Para algunos, el objetivo implícito fue liquidar los programas Ahora 12 y Precios Cuidados, este último ya en vías de extinción. Teorías al margen, la desorientación de los funcionarios es notoria. No es raro que se haya trasladado a los consumidores y pequeños comerciantes. En pocos días, las pocas ventas de contado se derrumbaron y las compras en cuotas cayeron un 10%. En la Secretaría de Comercio dicen que se trata de un fenómeno temporal. Que con el correr de los días habrá más rebajas y que las ventas se recuperarán.
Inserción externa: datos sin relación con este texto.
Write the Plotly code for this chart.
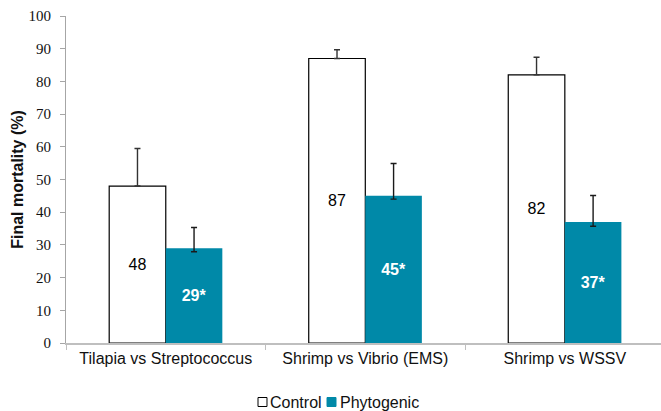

Algo de eso puede ser cierto, pero no por las buenas razones, sino por las empobrecidas billeteras de los consumidores.
Mientras tanto, los funcionarios aseguran que están en plena negociación con las grandes fábricas textiles que tienen locales propios y ofrecen financiación con tasas que alcanzan el 50% anual. Dicen también que negocian con las grandes cadenas de electrodomésticos. Un detalle que suele pasar desapercibido: en este último caso se trata de firmas que tienen sus propias fuentes de financiación en los fideicomisos financieros que colocan en el mercado de capitales. Es decir: ganan por partida doble.
Los supermercados son un tema aparte. Fueron los que más incrementaron los precios financiados. Una vez más, el Gobierno recurrió a la amenaza de abrir las importaciones. La presión llegó desde la Coordinadora de las Industrias de Productos Alimenticios (Copal) que preside el polifuncional Daniel Funes de Rioja, vicepresidente de la UIA y titular de la de la Organización Internacional de Empleadores (OIE). El argumento: que la medida sólo perjudicaría a la industria. Para salir del paso, el oficialismo apuesta a que sean los bancos privados y oficiales, mediante las compras con crédito y débito, los que sostengan las cuotas y agreguen descuentos en los planes a largo plazo. Más de lo mismo.
Paritarias, un tema clave
Desde el ámbito gremial subrayan que la caída del salario real durante 2016 fue significativa, y que de haberse aceptado la pauta del 25% que intentó fijar el gobierno hubiera sido mayor. Las paritarias en curso, docentes y bancarios, podrían marcar el rumo a seguir por otros gremios. El panorama es preocupante para los trabajadores. Ni qué decir para los asalariados del sector informal. Durante el año pasado, sólo los salarios del 10% de los trabajadores que más ganan se ubicaron por encima de la inflación.
La perspectiva no es buena. Desde el gobierno juran que serán inflexibles. Que no avalarán convenios por encima del 17% y que, de ser necesario, llevarán la pulseada hasta las últimas consecuencias. Tal vez no sea una definición académica, pero la caracterización hecha por el bancario Sergio Palazzo del ministro de Trabajo, Jorge Triaca, como un William Boo de la política no suena desatinada. El fatal árbitro de Titanes en el ring que no dudaba en favorecer a los malos. Obviamente, la realidad es más compleja, y no se trata de buenos y malos, sino de la histórica puja entre el capital y trabajo.